*The request*.
Can you write out all the lines word for word, with no pictures?

(Entries with chart source code)
+===+

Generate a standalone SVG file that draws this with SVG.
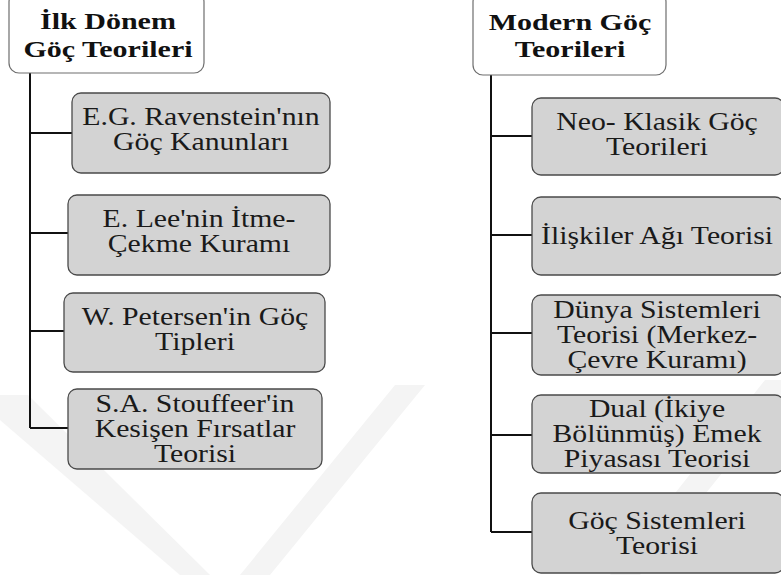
<svg xmlns="http://www.w3.org/2000/svg" width="781" height="575" viewBox="0 0 781 575">
<style>
.hdr{fill:#ffffff;stroke:#6e6e6e;stroke-width:1.2}
.box{fill:#d3d3d3;stroke:#4a4a4a;stroke-width:1.3}
.ht{font-family:"Liberation Serif","Times New Roman",serif;font-weight:bold;font-size:24px;fill:#111;text-anchor:middle}
.ct{font-family:"Liberation Serif","Times New Roman",serif;font-size:25px;fill:#1a1a1a;text-anchor:middle}
.ln{stroke:#111;stroke-width:2;fill:none}
.wm{fill:#f4f4f4}
</style>
<rect width="781" height="575" fill="#ffffff"/>
<g id="watermark">
<polygon class="wm" points="0,395 28,395 210,575 180,575 0,420"/>
<polygon class="wm" points="395,385 425,385 270,575 240,575"/>
<polygon class="wm" points="765,380 781,380 781,400 640,575 610,575"/>
</g>
<g id="connectors">
<path class="ln" d="M30,73 V428 M30,133 H72 M30,233 H68 M30,331 H64 M30,428 H68"/>
<path class="ln" d="M491,75 V532 M491,136 H532 M491,235 H532 M491,333 H532 M491,435 H532 M491,532 H532"/>
</g>
<g id="left-header">
<rect class="hdr" x="9" y="-8" width="195" height="81" rx="10"/>
<g transform="translate(108,0) scale(1.25,1)"><text class="ht" x="0" y="29">İlk Dönem</text><text class="ht" x="0" y="57">Göç Teorileri</text></g>
</g>
<g id="ravenstein">
<rect class="box" x="72" y="93" width="258" height="80" rx="9"/>
<g transform="translate(201,0) scale(1.19,1)"><text class="ct" x="0" y="125">E.G. Ravenstein'nın</text><text class="ct" x="0" y="150">Göç Kanunları</text></g>
</g>
<g id="lee">
<rect class="box" x="68" y="195" width="262" height="80" rx="9"/>
<g transform="translate(199,0) scale(1.19,1)"><text class="ct" x="0" y="227">E. Lee'nin İtme-</text><text class="ct" x="0" y="252">Çekme Kuramı</text></g>
</g>
<g id="petersen">
<rect class="box" x="64" y="293" width="261" height="79" rx="9"/>
<g transform="translate(195,0) scale(1.19,1)"><text class="ct" x="0" y="325">W. Petersen'in Göç</text><text class="ct" x="0" y="350">Tipleri</text></g>
</g>
<g id="stouffer">
<rect class="box" x="68" y="389" width="254" height="80" rx="9"/>
<g transform="translate(195,0) scale(1.19,1)"><text class="ct" x="0" y="412">S.A. Stouffeer'in</text><text class="ct" x="0" y="437">Kesişen Fırsatlar</text><text class="ct" x="0" y="462">Teorisi</text></g>
</g>
<g id="right-header">
<rect class="hdr" x="473" y="-8" width="193" height="83" rx="10"/>
<g transform="translate(570,0) scale(1.25,1)"><text class="ht" x="0" y="30">Modern Göç</text><text class="ht" x="0" y="57">Teorileri</text></g>
</g>
<g id="neoklasik">
<rect class="box" x="532" y="98" width="252" height="77" rx="9"/>
<g transform="translate(657,0) scale(1.19,1)"><text class="ct" x="0" y="130">Neo- Klasik Göç</text><text class="ct" x="0" y="155">Teorileri</text></g>
</g>
<g id="iliskiler">
<rect class="box" x="532" y="197" width="252" height="78" rx="9"/>
<g transform="translate(657,0) scale(1.19,1)"><text class="ct" x="0" y="244">İlişkiler  Ağı Teorisi</text></g>
</g>
<g id="dunya">
<rect class="box" x="532" y="295" width="252" height="80" rx="9"/>
<g transform="translate(657,0) scale(1.19,1)"><text class="ct" x="0" y="318">Dünya Sistemleri</text><text class="ct" x="0" y="343">Teorisi (Merkez-</text><text class="ct" x="0" y="368">Çevre Kuramı)</text></g>
</g>
<g id="dual">
<rect class="box" x="532" y="395" width="252" height="78" rx="9"/>
<g transform="translate(657,0) scale(1.19,1)"><text class="ct" x="0" y="417">Dual (İkiye</text><text class="ct" x="0" y="442">Bölünmüş) Emek</text><text class="ct" x="0" y="467">Piyasası Teorisi</text></g>
</g>
<g id="gocsistem">
<rect class="box" x="532" y="493" width="252" height="80" rx="9"/>
<g transform="translate(657,0) scale(1.19,1)"><text class="ct" x="0" y="529">Göç Sistemleri</text><text class="ct" x="0" y="554">Teorisi</text></g>
</g>
</svg>
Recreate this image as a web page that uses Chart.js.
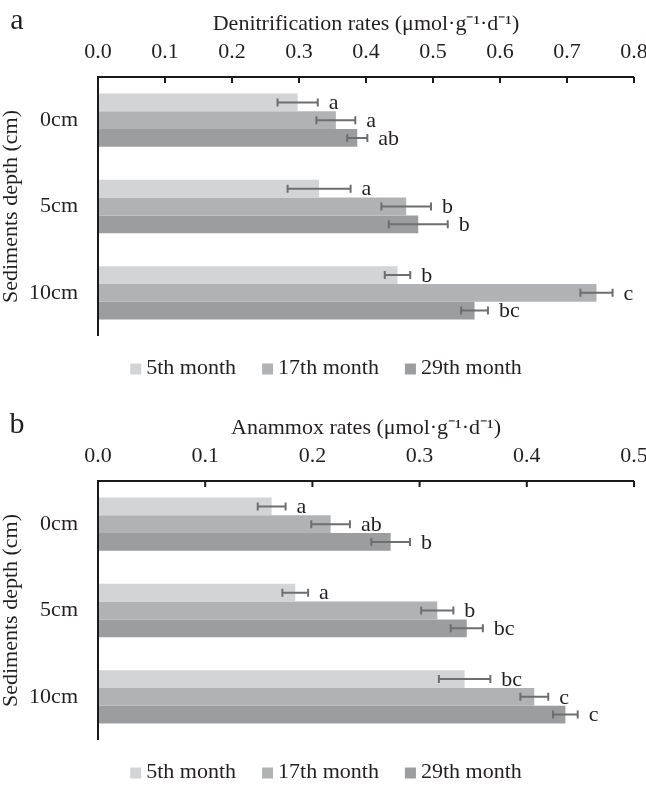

+===+

*Response to the task*.
Generate a standalone SVG file that draws this with SVG.
<svg xmlns="http://www.w3.org/2000/svg" width="781" height="575" viewBox="0 0 781 575">
<style>
.hdr{fill:#ffffff;stroke:#6e6e6e;stroke-width:1.2}
.box{fill:#d3d3d3;stroke:#4a4a4a;stroke-width:1.3}
.ht{font-family:"Liberation Serif","Times New Roman",serif;font-weight:bold;font-size:24px;fill:#111;text-anchor:middle}
.ct{font-family:"Liberation Serif","Times New Roman",serif;font-size:25px;fill:#1a1a1a;text-anchor:middle}
.ln{stroke:#111;stroke-width:2;fill:none}
.wm{fill:#f4f4f4}
</style>
<rect width="781" height="575" fill="#ffffff"/>
<g id="watermark">
<polygon class="wm" points="0,395 28,395 210,575 180,575 0,420"/>
<polygon class="wm" points="395,385 425,385 270,575 240,575"/>
<polygon class="wm" points="765,380 781,380 781,400 640,575 610,575"/>
</g>
<g id="connectors">
<path class="ln" d="M30,73 V428 M30,133 H72 M30,233 H68 M30,331 H64 M30,428 H68"/>
<path class="ln" d="M491,75 V532 M491,136 H532 M491,235 H532 M491,333 H532 M491,435 H532 M491,532 H532"/>
</g>
<g id="left-header">
<rect class="hdr" x="9" y="-8" width="195" height="81" rx="10"/>
<g transform="translate(108,0) scale(1.25,1)"><text class="ht" x="0" y="29">İlk Dönem</text><text class="ht" x="0" y="57">Göç Teorileri</text></g>
</g>
<g id="ravenstein">
<rect class="box" x="72" y="93" width="258" height="80" rx="9"/>
<g transform="translate(201,0) scale(1.19,1)"><text class="ct" x="0" y="125">E.G. Ravenstein'nın</text><text class="ct" x="0" y="150">Göç Kanunları</text></g>
</g>
<g id="lee">
<rect class="box" x="68" y="195" width="262" height="80" rx="9"/>
<g transform="translate(199,0) scale(1.19,1)"><text class="ct" x="0" y="227">E. Lee'nin İtme-</text><text class="ct" x="0" y="252">Çekme Kuramı</text></g>
</g>
<g id="petersen">
<rect class="box" x="64" y="293" width="261" height="79" rx="9"/>
<g transform="translate(195,0) scale(1.19,1)"><text class="ct" x="0" y="325">W. Petersen'in Göç</text><text class="ct" x="0" y="350">Tipleri</text></g>
</g>
<g id="stouffer">
<rect class="box" x="68" y="389" width="254" height="80" rx="9"/>
<g transform="translate(195,0) scale(1.19,1)"><text class="ct" x="0" y="412">S.A. Stouffeer'in</text><text class="ct" x="0" y="437">Kesişen Fırsatlar</text><text class="ct" x="0" y="462">Teorisi</text></g>
</g>
<g id="right-header">
<rect class="hdr" x="473" y="-8" width="193" height="83" rx="10"/>
<g transform="translate(570,0) scale(1.25,1)"><text class="ht" x="0" y="30">Modern Göç</text><text class="ht" x="0" y="57">Teorileri</text></g>
</g>
<g id="neoklasik">
<rect class="box" x="532" y="98" width="252" height="77" rx="9"/>
<g transform="translate(657,0) scale(1.19,1)"><text class="ct" x="0" y="130">Neo- Klasik Göç</text><text class="ct" x="0" y="155">Teorileri</text></g>
</g>
<g id="iliskiler">
<rect class="box" x="532" y="197" width="252" height="78" rx="9"/>
<g transform="translate(657,0) scale(1.19,1)"><text class="ct" x="0" y="244">İlişkiler  Ağı Teorisi</text></g>
</g>
<g id="dunya">
<rect class="box" x="532" y="295" width="252" height="80" rx="9"/>
<g transform="translate(657,0) scale(1.19,1)"><text class="ct" x="0" y="318">Dünya Sistemleri</text><text class="ct" x="0" y="343">Teorisi (Merkez-</text><text class="ct" x="0" y="368">Çevre Kuramı)</text></g>
</g>
<g id="dual">
<rect class="box" x="532" y="395" width="252" height="78" rx="9"/>
<g transform="translate(657,0) scale(1.19,1)"><text class="ct" x="0" y="417">Dual (İkiye</text><text class="ct" x="0" y="442">Bölünmüş) Emek</text><text class="ct" x="0" y="467">Piyasası Teorisi</text></g>
</g>
<g id="gocsistem">
<rect class="box" x="532" y="493" width="252" height="80" rx="9"/>
<g transform="translate(657,0) scale(1.19,1)"><text class="ct" x="0" y="529">Göç Sistemleri</text><text class="ct" x="0" y="554">Teorisi</text></g>
</g>
</svg>
Recreate this image as a web page that uses Chart.js.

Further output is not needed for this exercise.